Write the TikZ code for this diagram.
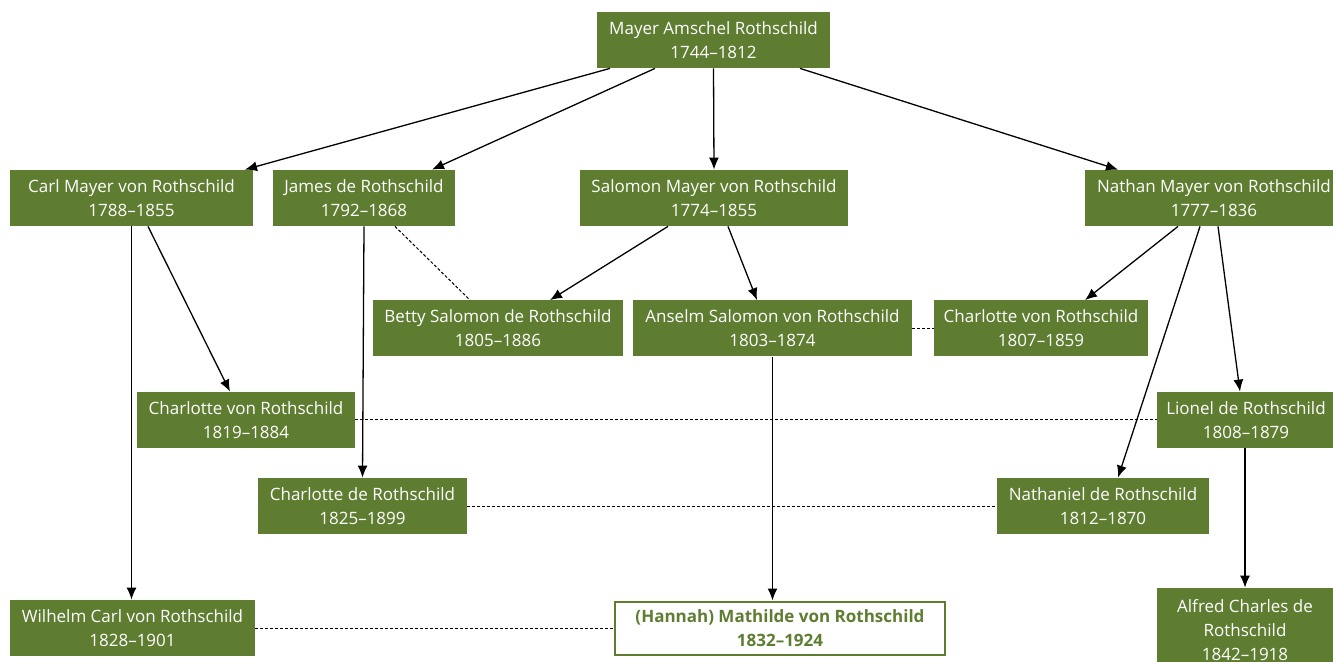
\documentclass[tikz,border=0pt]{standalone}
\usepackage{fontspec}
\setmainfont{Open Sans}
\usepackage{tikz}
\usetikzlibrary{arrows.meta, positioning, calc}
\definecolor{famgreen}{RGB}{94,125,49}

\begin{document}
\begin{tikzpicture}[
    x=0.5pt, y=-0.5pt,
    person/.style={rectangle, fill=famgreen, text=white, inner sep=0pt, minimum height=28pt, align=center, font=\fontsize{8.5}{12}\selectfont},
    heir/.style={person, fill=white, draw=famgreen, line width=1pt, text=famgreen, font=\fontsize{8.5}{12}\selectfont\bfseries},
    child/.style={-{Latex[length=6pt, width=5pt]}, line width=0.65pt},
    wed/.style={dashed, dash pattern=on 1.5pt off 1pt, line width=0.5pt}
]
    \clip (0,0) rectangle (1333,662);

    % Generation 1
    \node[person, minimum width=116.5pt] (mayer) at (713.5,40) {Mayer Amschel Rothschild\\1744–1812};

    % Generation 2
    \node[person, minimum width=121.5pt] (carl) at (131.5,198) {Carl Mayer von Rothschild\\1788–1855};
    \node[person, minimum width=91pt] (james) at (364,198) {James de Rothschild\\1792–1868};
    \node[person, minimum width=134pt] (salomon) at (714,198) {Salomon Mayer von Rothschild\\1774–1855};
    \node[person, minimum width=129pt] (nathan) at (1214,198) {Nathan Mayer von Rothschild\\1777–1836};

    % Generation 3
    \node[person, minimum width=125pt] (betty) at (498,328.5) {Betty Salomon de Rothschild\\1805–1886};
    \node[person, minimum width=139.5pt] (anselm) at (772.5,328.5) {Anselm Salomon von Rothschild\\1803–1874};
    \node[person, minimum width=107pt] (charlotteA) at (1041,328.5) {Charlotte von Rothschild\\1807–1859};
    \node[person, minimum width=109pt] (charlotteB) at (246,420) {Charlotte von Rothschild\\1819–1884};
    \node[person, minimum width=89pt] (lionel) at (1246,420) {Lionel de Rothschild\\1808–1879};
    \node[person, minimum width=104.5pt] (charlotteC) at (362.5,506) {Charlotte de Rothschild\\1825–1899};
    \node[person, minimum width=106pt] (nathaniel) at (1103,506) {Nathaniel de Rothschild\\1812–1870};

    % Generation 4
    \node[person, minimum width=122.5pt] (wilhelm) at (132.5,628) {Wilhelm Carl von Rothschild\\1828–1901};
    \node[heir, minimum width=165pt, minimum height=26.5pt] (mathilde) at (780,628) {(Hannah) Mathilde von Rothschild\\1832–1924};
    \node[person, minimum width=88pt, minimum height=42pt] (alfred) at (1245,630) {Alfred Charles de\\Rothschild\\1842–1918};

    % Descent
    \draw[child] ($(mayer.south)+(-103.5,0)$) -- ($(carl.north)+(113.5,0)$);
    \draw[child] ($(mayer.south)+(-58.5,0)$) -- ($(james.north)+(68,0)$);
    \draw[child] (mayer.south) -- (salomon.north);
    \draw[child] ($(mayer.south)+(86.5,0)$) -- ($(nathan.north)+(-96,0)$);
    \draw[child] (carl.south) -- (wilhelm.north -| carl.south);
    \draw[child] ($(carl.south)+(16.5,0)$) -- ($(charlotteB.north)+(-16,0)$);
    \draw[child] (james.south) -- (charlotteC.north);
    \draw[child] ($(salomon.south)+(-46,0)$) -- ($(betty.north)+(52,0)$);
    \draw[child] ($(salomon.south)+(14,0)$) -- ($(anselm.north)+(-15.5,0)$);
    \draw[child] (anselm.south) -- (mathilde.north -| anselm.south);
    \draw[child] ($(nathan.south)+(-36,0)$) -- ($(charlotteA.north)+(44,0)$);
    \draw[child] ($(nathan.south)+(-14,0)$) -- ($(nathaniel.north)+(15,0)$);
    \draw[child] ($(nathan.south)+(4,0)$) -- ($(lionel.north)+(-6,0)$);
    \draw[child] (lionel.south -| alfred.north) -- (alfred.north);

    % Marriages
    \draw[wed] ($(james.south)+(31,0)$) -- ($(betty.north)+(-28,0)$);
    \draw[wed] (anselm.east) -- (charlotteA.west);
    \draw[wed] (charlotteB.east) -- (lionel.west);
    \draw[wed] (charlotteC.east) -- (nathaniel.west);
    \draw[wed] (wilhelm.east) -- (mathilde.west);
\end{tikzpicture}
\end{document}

☆ ☆ ☆

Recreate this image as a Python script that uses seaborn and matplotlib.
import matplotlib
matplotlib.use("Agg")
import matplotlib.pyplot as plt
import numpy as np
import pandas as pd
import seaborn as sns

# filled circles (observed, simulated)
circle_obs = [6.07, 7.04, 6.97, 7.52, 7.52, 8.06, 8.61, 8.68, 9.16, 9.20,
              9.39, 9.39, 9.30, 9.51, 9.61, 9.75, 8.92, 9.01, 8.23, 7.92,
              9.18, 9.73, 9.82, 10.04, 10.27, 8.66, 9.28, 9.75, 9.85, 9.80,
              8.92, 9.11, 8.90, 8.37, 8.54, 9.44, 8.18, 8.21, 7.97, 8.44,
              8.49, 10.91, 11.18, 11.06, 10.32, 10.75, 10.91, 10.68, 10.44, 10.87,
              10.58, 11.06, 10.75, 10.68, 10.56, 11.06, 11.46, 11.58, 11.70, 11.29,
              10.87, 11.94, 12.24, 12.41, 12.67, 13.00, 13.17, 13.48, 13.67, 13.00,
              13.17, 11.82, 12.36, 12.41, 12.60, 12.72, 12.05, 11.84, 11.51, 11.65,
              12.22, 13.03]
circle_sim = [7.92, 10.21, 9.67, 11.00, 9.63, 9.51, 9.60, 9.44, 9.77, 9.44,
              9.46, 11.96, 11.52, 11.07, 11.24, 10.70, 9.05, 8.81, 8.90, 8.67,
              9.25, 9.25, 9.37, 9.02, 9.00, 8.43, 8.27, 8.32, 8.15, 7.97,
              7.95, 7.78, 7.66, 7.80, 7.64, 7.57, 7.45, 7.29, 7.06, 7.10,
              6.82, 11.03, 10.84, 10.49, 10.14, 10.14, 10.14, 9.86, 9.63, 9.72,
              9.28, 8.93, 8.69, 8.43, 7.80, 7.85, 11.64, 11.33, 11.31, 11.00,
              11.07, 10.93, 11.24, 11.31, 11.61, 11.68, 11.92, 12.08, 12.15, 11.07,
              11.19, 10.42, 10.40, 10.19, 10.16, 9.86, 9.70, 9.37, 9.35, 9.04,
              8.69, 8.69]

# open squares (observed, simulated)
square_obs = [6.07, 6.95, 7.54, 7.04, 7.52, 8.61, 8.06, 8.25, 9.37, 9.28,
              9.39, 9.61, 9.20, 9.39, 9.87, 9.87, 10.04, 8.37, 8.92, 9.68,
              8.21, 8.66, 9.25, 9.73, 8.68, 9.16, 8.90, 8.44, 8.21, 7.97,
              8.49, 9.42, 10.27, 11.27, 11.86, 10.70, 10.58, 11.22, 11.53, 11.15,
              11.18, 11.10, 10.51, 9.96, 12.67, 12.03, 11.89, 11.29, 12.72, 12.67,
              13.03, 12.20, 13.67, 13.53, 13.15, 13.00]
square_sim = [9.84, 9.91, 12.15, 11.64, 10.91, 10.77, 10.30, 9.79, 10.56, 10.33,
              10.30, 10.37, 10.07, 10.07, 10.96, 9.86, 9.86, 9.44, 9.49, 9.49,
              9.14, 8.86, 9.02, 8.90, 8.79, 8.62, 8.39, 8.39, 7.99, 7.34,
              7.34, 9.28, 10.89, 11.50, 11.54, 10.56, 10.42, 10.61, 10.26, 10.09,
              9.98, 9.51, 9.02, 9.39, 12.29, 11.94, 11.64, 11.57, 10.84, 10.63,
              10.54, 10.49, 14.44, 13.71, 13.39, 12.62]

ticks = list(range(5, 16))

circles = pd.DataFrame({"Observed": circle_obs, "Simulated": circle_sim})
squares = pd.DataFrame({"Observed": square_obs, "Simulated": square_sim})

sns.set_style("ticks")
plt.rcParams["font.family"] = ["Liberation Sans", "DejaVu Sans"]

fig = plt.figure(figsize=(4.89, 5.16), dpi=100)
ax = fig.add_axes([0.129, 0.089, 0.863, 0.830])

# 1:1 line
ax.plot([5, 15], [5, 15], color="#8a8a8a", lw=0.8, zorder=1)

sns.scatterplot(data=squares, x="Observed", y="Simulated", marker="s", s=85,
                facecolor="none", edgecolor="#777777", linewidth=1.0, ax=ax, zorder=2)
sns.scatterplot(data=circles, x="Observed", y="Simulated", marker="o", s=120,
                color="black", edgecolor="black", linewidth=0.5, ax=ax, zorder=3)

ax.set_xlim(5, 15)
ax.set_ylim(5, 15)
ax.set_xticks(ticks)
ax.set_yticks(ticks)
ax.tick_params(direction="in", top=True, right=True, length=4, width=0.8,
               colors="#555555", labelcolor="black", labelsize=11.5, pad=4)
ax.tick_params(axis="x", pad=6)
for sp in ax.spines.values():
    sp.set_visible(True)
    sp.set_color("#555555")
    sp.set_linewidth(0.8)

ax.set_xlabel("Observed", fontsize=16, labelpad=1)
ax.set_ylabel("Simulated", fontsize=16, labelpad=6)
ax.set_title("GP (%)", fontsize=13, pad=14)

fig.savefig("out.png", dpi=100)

☆ ☆ ☆

» Written task
Using the material above, work out how many lines contain the string "matplotlib". Give that number alone.

» Result
4